TimeSeek: Temporal Reliability of Agentic Forecasters
This addresses the problem of evaluating temporal reliability in LLM forecasters for prediction markets, though it is incremental as it provides descriptive results without new methods.
The paper introduced TimeSeek, a benchmark to study how the reliability of agentic LLM forecasters changes over time in prediction markets, finding that models are most competitive early in a market's life and on high-uncertainty markets, with web search improving pooled Brier Skill Score overall but hurting in 12% of cases.
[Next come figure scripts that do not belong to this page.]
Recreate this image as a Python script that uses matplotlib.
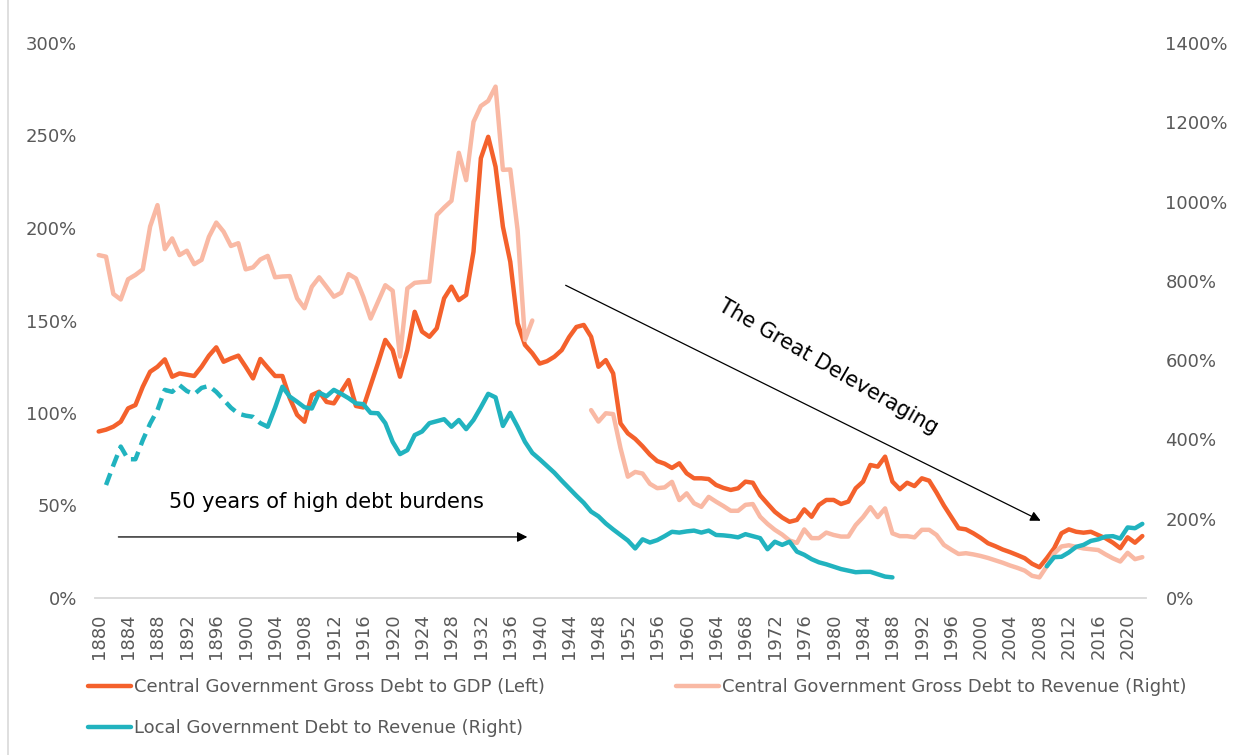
import numpy as np
import matplotlib
matplotlib.use("Agg")
import matplotlib.pyplot as plt
from matplotlib.lines import Line2D
from matplotlib.ticker import FuncFormatter

nan = np.nan

years = np.arange(1880, 2023)

# central government gross debt, % of GDP (left axis)
central_gdp = [
    90, 91, 92.6, 95.3, 102.5, 104.3, 114.2, 122.3, 125, 129,
    119.6, 121.4, 120.7, 120, 125, 131, 135.5, 127.7, 129.5, 131,
    125, 118.7, 129.2, 124.5, 120, 120, 108, 99, 95.3, 109.7,
    111.5, 106, 105.2, 111.5, 117.8, 103.8, 103, 115, 126.9, 139.5,
    134, 119.6, 134, 154.7, 144, 141.2, 145.8, 162, 168.3, 161,
    163.8, 187.2, 237.7, 249.3, 233.1, 200.7, 181.8, 148.5, 136.8, 132.3,
    126.7, 128, 130.4, 134, 141, 146.5, 147.6, 141.2, 125, 128.6,
    121.4, 94.4, 89, 86, 82, 77.5, 74, 72.6, 70.3, 72.8,
    67.4, 64.7, 64.7, 64.3, 61.1, 59.5, 58.4, 59.3, 62.9, 62.3,
    55.5, 51, 46.6, 43.5, 41.2, 42.2, 47.9, 43.9, 50.3, 53,
    53, 50.8, 52.1, 59.3, 62.9, 71.9, 71, 76.4, 62.9, 58.8,
    62.3, 60.5, 64.7, 63.4, 57, 50, 43.9, 37.7, 37.1, 35,
    32.5, 29.6, 28, 26.2, 24.8, 23.2, 21.5, 18.5, 16.6, 21.5,
    26.9, 35, 37.1, 35.8, 35.3, 35.8, 34, 32.3, 29.9, 26.9,
    32.8, 29.9, 33.5,
]

# central government gross debt, % of revenue (right axis)
central_rev = [
    865, 861, 767, 753, 804, 815, 829, 937, 991, 880,
    907, 865, 876, 842, 853, 911, 947, 924, 888, 895,
    829, 834, 854, 863, 809, 811, 812, 756, 731, 785,
    809, 785, 760, 770, 817, 806, 760, 705, 747, 789,
    775, 609, 781, 795, 797, 798, 966, 985, 1002, 1123,
    1054, 1201, 1241, 1254, 1290, 1080, 1081, 928, 651, 700,
    nan, nan, nan, nan, nan, nan, nan, 474, 445, 466,
    464, 378, 306, 318, 314, 288, 277, 279, 293, 247,
    264, 239, 230, 255, 243, 232, 220, 220, 235, 237,
    205, 187, 172, 160, 145, 139, 173, 151, 151, 165,
    159, 155, 155, 184, 204, 229, 204, 226, 163, 156,
    156, 153, 172, 172, 159, 134, 122, 111, 113, 110,
    106, 101, 95, 89, 82, 76, 69, 56, 52, 80,
    112, 130, 133, 129, 125, 123, 121, 110, 100, 92,
    114, 98, 103,
]

# local government debt, % of revenue (right axis)
local_rev = [
    nan, nan, nan, nan, nan, nan, nan, nan, nan, nan,
    nan, nan, nan, nan, nan, nan, nan, nan, nan, nan,
    nan, nan, nan, 432, 480, 533, 508, 495, 481, 478,
    518, 509, 525, 515, 504, 491, 489, 467, 466, 441,
    394, 363, 373, 411, 420, 441, 446, 451, 432, 449,
    426, 449, 481, 515, 506, 434, 467, 432, 394, 366,
    350, 333, 316, 296, 277, 258, 240, 218, 206, 188,
    173, 159, 145, 125, 148, 140, 146, 156, 167, 165,
    168, 170, 165, 170, 159, 158, 156, 153, 161, 156,
    151, 123, 142, 134, 142, 117, 109, 98, 90, 85,
    79, 73, 69, 65, 66, 66, 60, 54, 52, nan,
    nan, nan, nan, nan, nan, nan, nan, nan, nan, nan,
    nan, nan, nan, nan, nan, nan, nan, nan, nan, 80,
    103, 104, 115, 129, 134, 144, 148, 155, 156, 150,
    178, 176, 187,
]

# earlier estimate for local debt, drawn dashed
est_years = np.arange(1881, 1904)
local_est = [285, 335, 382, 350, 350, 398, 440, 474, 525, 520, 537, 522,
             514, 530, 535, 520, 500, 480, 465, 460, 457, 441, 432]

label_gdp = "Central Government Gross Debt to GDP (Left)"
label_rev = "Central Government Gross Debt to Revenue (Right)"
label_local = "Local Government Debt to Revenue (Right)"

ORANGE = "#F4612C"
PINK = "#F9B9A4"
TEAL = "#21B3BF"
GREY = "#595959"

W, H = 1235, 755
fig = plt.figure(figsize=(W / 100, H / 100), dpi=100)
ax = fig.add_axes([95 / W, 1 - 598 / H, (1146 - 95) / W, (598 - 43) / H])
ax2 = ax.twinx()

line_kw = dict(lw=3.2, solid_capstyle="round", solid_joinstyle="round")
h_gdp, = ax.plot(years, np.array(central_gdp, float), color=ORANGE, **line_kw)
h_rev, = ax2.plot(years, np.array(central_rev, float), color=PINK, **line_kw)
h_loc, = ax2.plot(years, np.array(local_rev, float), color=TEAL, **line_kw)
ax2.plot(est_years, local_est, color=TEAL, lw=3.2, ls=(0, (2.8, 1.6)))

ax.set_xlim(1879.5, 2022.5)
ax.set_ylim(0, 300)
ax2.set_ylim(0, 1400)
ax.set_yticks(np.arange(0, 301, 50))
ax2.set_yticks(np.arange(0, 1401, 200))
ax.set_xticks(np.arange(1880, 2021, 4))
ax.tick_params(axis="x", length=0, pad=11, labelsize=13, labelcolor=GREY, labelrotation=90)
ax.tick_params(axis="y", length=0, pad=13, labelsize=13, labelcolor=GREY)
ax2.tick_params(axis="y", length=0, pad=14, labelsize=13, labelcolor=GREY)
pct = FuncFormatter(lambda v, p: f"{v:.0f}%")
ax.yaxis.set_major_formatter(pct)
ax2.yaxis.set_major_formatter(pct)

for a in (ax, ax2):
    for s in a.spines.values():
        s.set_visible(False)
ax.spines["bottom"].set_visible(True)
ax.spines["bottom"].set_color("#d9d9d9")
ax.spines["bottom"].set_linewidth(1.3)

# annotations
ax.annotate("", xy=(1938.7, 33.0), xytext=(1882.3, 33.0),
            arrowprops=dict(arrowstyle="-|>", color="black", lw=0.9, mutation_scale=15))
ax.text(1911, 51.9, "50 years of high debt burdens", fontsize=15, ha="center", va="center")
ax.annotate("", xy=(2008.5, 41.1), xytext=(1943.2, 169.7),
            arrowprops=dict(arrowstyle="-|>", color="black", lw=0.9, mutation_scale=15))
ax.text(1979.2, 125, "The Great Deleveraging", fontsize=15, rotation=-30,
        rotation_mode="anchor", ha="center", va="center")

leg_kw = dict(loc="upper left", frameon=False, fontsize=13, labelcolor=GREY,
              handlelength=2.4, handletextpad=0.15, labelspacing=1.3,
              borderpad=0, borderaxespad=0)
fig.legend([h_gdp, h_loc], [label_gdp, label_local],
           bbox_to_anchor=(88 / W, 1 - 678 / H), **leg_kw)
fig.legend([h_rev], [label_rev], bbox_to_anchor=(676 / W, 1 - 678 / H), **leg_kw)

fig.add_artist(Line2D([8 / W, 8 / W], [0, 1], color="#d9d9d9", lw=1.2,
                      transform=fig.transFigure))

fig.savefig("out.png", dpi=100)
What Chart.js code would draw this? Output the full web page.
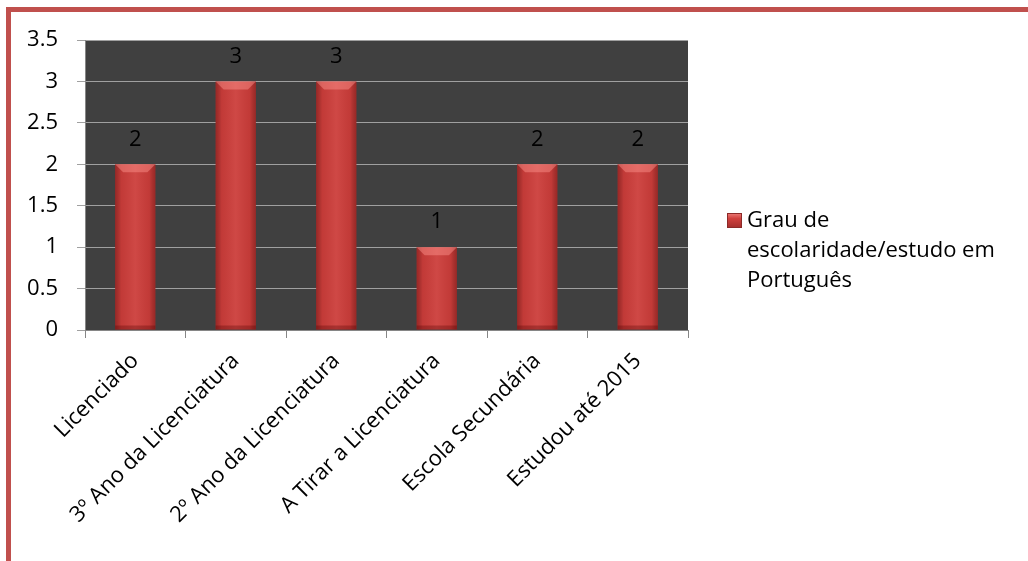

We introduce TimeSeek, a benchmark for studying how the reliability of agentic LLM forecasters changes over a prediction market's lifecycle. We evaluate 10 frontier models on 150 CFTC-regulated Kalshi binary markets at five temporal checkpoints, with and without web search, for 15,000 forecasts total. Models are most competitive early in a market's life and on high-uncertainty markets, but much less competitive near resolution and on strong-consensus markets. Web search improves pooled Brier Skill Score (BSS) for every model overall, yet hurts in 12% of model-checkpoint pairs, indicating that retrieval is helpful on average but not uniformly so. Simple two-model ensembles reduce error without surpassing the market overall. These descriptive results motivate time-aware evaluation and selective-deference policies rather than a single market snapshot or a uniform tool-use setting.